House leaders broke the Senate’s bill down into two bills — a $17 billion bill focused on disaster relief, and a $33 billion bill chock full of pork — but both passed, resulting in an overall price tag of $51 billion. House leaders should not have allowed a vote on the latter bill. As the progressive Daily Kos blog notes (while exulting in the passage of this pork-filled monstrosity), “Republicans have a longstanding informal rule that no legislation will come up for a vote unless a majority of Republicans support it. That rule—dubbed the Hastert Rule after former GOP House Speaker Dennis Hastert—is supposed to prevent outcomes like the one last night, where a united Democratic Party teams up with a divided GOP to pass legislation overwhelmingly opposed by Republicans. But last night they ignored the rule—and it was the second time they ignored it this year. The first time was on New Year’s Day, when 85 Republicans joined 172 Democrats in passing the tax cliff deal despite opposition from 151 Republicans.”

For several years, America has been running trillion-dollar deficits, driving the national debt up to $16 trillion. At the beginning of the year, Congress also increased the national debt by passing legislation to delay by two months the automatic spending cuts contained in the so-called Fiscal Cliff, and by extending the Bush tax cuts for all but higher-income households through the Fiscal Cliff deal. (While taxes rose on the wealthy, the revenue thereby raised was offset by revenue lost due to corporate welfare contained in the Fiscal Cliff deal, and due to additional revenue lost due to tax credits contained in the stimulus package that were renewed through the Fiscal Cliff deal.)

The Washington Examiner‘s Tim Carney calls it “tax hikes on the rich to pay for corporate welfare.” Carney writes, “During the ‘fiscal cliff’ debate, the White House justified raising taxes on the rich to ensure people ‘pay their fair share.’ But the beneficiaries were hardly the poor and dispossessed.
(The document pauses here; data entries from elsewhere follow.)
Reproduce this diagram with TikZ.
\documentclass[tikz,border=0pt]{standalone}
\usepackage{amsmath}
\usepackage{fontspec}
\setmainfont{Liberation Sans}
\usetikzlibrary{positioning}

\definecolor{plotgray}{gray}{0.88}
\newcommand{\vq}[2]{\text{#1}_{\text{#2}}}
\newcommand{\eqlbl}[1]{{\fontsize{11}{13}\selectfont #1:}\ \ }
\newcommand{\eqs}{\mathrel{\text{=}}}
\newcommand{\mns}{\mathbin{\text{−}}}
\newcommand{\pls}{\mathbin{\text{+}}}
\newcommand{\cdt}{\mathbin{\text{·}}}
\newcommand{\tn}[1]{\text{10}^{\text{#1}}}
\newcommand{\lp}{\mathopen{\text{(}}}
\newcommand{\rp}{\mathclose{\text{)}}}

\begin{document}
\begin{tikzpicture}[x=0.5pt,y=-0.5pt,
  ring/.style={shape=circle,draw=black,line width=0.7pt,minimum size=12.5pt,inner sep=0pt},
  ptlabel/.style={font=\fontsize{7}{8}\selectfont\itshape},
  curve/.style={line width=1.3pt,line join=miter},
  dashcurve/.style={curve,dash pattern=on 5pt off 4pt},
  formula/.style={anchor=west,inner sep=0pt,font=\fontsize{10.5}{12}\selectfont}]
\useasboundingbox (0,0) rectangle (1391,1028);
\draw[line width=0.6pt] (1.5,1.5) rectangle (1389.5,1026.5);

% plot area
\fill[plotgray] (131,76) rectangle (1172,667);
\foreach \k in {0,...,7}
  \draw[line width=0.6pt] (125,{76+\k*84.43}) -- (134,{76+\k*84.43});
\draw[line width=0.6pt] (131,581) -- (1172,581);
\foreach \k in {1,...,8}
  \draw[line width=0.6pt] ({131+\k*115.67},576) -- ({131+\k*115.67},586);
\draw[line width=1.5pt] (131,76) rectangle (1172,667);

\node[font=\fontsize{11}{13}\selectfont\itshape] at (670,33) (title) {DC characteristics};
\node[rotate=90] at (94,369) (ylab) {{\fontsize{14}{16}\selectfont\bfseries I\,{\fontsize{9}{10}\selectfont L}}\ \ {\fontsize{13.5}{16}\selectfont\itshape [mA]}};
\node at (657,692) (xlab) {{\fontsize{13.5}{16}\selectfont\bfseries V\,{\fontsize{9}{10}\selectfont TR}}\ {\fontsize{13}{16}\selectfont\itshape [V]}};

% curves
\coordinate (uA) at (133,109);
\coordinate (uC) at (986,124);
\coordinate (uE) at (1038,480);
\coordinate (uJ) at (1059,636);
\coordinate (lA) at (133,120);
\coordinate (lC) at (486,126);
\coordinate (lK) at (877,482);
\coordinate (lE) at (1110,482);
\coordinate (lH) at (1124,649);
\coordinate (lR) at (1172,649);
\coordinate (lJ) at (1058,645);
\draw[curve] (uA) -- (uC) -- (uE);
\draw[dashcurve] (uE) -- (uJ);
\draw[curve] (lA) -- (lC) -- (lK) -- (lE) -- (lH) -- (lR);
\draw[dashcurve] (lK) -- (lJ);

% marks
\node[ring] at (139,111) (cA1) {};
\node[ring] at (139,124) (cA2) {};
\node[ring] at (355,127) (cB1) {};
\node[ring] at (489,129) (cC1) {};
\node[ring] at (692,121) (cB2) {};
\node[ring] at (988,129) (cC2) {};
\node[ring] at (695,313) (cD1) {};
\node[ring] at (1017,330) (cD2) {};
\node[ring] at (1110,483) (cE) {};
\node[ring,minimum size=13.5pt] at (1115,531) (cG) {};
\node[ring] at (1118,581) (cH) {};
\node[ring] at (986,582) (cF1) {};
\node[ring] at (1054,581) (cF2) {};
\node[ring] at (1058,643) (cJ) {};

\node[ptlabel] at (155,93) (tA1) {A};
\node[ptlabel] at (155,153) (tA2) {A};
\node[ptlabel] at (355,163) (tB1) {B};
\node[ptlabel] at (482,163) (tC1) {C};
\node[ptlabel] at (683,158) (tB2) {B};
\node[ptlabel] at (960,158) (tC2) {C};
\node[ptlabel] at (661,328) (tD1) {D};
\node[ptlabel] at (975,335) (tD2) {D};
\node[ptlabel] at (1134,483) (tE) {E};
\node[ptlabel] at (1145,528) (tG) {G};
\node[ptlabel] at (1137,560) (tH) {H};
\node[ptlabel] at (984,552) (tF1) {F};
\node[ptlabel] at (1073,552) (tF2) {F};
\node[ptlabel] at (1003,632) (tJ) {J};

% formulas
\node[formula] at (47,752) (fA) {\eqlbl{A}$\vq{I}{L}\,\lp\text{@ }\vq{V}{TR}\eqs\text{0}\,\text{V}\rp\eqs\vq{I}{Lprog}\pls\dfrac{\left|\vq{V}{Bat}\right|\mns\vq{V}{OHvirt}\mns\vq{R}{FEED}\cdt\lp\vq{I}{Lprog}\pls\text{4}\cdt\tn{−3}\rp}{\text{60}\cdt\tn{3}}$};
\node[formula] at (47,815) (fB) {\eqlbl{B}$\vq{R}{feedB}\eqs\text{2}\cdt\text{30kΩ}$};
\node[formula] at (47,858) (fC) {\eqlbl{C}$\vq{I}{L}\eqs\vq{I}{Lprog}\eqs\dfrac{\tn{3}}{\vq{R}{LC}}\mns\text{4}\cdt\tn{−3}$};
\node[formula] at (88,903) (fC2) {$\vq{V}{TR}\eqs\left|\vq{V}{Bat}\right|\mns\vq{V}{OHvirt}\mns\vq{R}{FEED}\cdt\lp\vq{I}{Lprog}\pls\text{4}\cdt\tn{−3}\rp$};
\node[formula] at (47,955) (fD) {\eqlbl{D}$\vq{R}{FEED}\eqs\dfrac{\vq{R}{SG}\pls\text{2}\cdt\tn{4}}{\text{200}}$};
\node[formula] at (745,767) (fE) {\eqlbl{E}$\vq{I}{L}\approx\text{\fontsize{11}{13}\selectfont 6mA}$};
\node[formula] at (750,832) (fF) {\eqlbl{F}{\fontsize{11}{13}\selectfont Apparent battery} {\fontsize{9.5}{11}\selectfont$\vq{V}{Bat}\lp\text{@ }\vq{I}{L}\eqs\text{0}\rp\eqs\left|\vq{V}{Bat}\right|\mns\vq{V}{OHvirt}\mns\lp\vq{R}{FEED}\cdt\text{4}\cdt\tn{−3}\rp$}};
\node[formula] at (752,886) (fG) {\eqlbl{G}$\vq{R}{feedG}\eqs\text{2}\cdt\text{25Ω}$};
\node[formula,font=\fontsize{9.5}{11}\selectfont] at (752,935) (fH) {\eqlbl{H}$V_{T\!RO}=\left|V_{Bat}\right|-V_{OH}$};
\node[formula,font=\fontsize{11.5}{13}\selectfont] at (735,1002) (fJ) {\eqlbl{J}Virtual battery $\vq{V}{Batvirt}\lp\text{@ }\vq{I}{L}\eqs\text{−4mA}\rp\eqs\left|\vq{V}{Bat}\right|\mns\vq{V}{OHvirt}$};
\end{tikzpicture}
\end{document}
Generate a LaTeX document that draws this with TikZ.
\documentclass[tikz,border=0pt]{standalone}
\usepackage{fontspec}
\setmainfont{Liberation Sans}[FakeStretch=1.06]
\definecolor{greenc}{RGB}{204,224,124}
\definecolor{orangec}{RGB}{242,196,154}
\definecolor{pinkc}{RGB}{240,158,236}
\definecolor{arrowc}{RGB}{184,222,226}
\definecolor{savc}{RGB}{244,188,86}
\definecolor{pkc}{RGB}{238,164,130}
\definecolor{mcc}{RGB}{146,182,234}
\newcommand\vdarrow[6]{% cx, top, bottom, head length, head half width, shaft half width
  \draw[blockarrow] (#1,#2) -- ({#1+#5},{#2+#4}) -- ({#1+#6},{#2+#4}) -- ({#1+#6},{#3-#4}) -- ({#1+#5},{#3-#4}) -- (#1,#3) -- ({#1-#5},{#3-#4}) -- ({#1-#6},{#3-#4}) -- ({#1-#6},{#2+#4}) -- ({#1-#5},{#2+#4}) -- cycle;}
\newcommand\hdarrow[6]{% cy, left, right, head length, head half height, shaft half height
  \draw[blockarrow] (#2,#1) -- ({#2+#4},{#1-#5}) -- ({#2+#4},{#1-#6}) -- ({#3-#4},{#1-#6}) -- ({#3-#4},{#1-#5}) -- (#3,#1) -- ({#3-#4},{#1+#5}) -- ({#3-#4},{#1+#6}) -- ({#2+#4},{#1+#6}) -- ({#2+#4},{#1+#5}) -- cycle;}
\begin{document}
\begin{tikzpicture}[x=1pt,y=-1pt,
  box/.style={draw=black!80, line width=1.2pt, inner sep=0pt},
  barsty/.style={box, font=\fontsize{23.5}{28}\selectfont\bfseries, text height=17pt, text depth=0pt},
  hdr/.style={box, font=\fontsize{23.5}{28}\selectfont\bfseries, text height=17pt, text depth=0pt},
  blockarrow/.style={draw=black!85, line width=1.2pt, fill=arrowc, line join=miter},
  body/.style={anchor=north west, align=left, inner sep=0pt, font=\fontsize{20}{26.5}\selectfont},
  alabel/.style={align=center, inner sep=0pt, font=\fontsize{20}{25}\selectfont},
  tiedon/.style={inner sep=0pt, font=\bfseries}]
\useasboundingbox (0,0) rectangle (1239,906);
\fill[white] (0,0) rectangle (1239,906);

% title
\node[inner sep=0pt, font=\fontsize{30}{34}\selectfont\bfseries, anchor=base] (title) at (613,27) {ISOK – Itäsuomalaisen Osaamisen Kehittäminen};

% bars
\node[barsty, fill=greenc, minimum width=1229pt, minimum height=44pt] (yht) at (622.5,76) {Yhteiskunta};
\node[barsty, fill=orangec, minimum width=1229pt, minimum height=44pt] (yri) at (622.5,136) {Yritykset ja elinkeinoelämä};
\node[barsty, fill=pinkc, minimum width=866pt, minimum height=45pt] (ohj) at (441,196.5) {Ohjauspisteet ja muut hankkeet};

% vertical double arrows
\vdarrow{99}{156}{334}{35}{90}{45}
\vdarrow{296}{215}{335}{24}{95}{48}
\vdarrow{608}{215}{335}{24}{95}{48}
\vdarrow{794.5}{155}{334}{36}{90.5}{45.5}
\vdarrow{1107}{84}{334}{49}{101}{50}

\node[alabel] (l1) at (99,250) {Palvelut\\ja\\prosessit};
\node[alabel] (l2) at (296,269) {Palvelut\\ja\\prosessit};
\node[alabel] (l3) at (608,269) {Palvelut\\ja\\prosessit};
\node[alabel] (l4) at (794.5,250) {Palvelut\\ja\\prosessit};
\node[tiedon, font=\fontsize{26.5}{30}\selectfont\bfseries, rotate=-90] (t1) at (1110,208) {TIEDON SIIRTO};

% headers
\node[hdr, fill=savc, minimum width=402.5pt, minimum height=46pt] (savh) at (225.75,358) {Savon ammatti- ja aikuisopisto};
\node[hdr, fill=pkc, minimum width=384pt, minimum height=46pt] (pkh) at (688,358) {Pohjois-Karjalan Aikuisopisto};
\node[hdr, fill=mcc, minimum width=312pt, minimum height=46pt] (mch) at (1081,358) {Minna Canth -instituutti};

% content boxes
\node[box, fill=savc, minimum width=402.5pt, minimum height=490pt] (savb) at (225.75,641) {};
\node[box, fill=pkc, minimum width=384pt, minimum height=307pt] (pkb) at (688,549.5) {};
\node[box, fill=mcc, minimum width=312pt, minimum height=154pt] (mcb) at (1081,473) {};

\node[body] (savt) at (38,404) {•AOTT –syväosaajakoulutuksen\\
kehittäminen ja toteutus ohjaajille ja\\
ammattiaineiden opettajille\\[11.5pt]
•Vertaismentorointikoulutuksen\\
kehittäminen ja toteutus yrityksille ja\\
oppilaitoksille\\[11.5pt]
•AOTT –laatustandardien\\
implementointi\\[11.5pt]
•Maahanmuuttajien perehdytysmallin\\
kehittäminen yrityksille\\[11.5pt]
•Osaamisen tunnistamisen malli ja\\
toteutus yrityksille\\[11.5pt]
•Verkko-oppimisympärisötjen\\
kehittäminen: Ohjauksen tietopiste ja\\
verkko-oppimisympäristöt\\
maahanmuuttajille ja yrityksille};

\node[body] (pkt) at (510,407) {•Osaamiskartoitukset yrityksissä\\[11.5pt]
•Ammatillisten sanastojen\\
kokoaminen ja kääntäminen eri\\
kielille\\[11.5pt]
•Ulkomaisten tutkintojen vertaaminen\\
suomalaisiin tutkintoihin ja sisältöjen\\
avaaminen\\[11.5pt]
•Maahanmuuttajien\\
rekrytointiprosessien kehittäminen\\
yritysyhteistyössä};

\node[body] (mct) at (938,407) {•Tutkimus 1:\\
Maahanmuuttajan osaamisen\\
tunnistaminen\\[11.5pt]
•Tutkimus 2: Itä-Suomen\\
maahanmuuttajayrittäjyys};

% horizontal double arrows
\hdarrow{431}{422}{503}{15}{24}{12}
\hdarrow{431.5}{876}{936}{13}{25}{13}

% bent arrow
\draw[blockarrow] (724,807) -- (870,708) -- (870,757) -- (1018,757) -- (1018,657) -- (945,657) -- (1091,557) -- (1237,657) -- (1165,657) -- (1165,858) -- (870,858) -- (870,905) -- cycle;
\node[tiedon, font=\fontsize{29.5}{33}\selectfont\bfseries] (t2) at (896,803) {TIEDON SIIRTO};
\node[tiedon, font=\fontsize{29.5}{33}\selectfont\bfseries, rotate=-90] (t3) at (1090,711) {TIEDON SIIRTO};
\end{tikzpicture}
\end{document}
Instead, President Obama raised taxes on the rich to fund corporate welfare, with General Electric likely the biggest winner.” Revenue raised by Obama’s income tax hikes on affluent individuals was offset by “special-interest business and energy tax credits he demanded” that “will reduce revenue by $65.3 billion, according to data from the Joint Committee on Taxation.” The fiscal cliff deal also contains a “marriage penalty” for upper-income households (since the maximum rate kicks in at $450,000 for married couples — that is, $225,000 for each spouse — versus $400,000 for singles), although it continues the Bush tax cuts and marriage-penalty relief for non-wealthy households (Bush’s 2001 tax cut legislation eliminated the longstanding marriage penalty in the tax code for many households, but did not succeed in doing so for all households).

The fiscal cliff deal delayed by two months the automatic budget cuts that had been slated to go into effect at the beginning of 2013 under a 2011 deal between congressional leaders and Obama (that 2011 deal raised the national debt limit in exchange for budget cuts later). Those budget cuts need to go into effect, all of them. Those automatic budget cuts are essential and economically vital. They will increase the size of the economy in the long run, in addition to reducing the staggering size of America’s national debt. Spending cuts have helped the economy in the past: America experienced an “economic boom” after slashing spending in 1946, and Canada’s economy boomed after it slashed spending in the 1990s. To get the deficit under control, we need to cut skyrocketing welfare spending, eliminate agricultural subsidies, trim unnecessarily high Pentagon spending, and reduce wasteful education spending.

We can cut military spending substantially without undermining national security. Byron York of The Washington Examiner identifies some examples here. The Cato Institute has identified billions in additional savings that can be made at the Pentagon.

As the Congressional Budget Office and the GAO noted earlier, while the fiscal cliff’s combination of budget cuts and tax increases would have shrunk the economy in the short-run (tax increases are no doubt painful), it would have increased the size of the economy in the medium and long run, since, by reducing the size of the national debt, and related debt-service costs.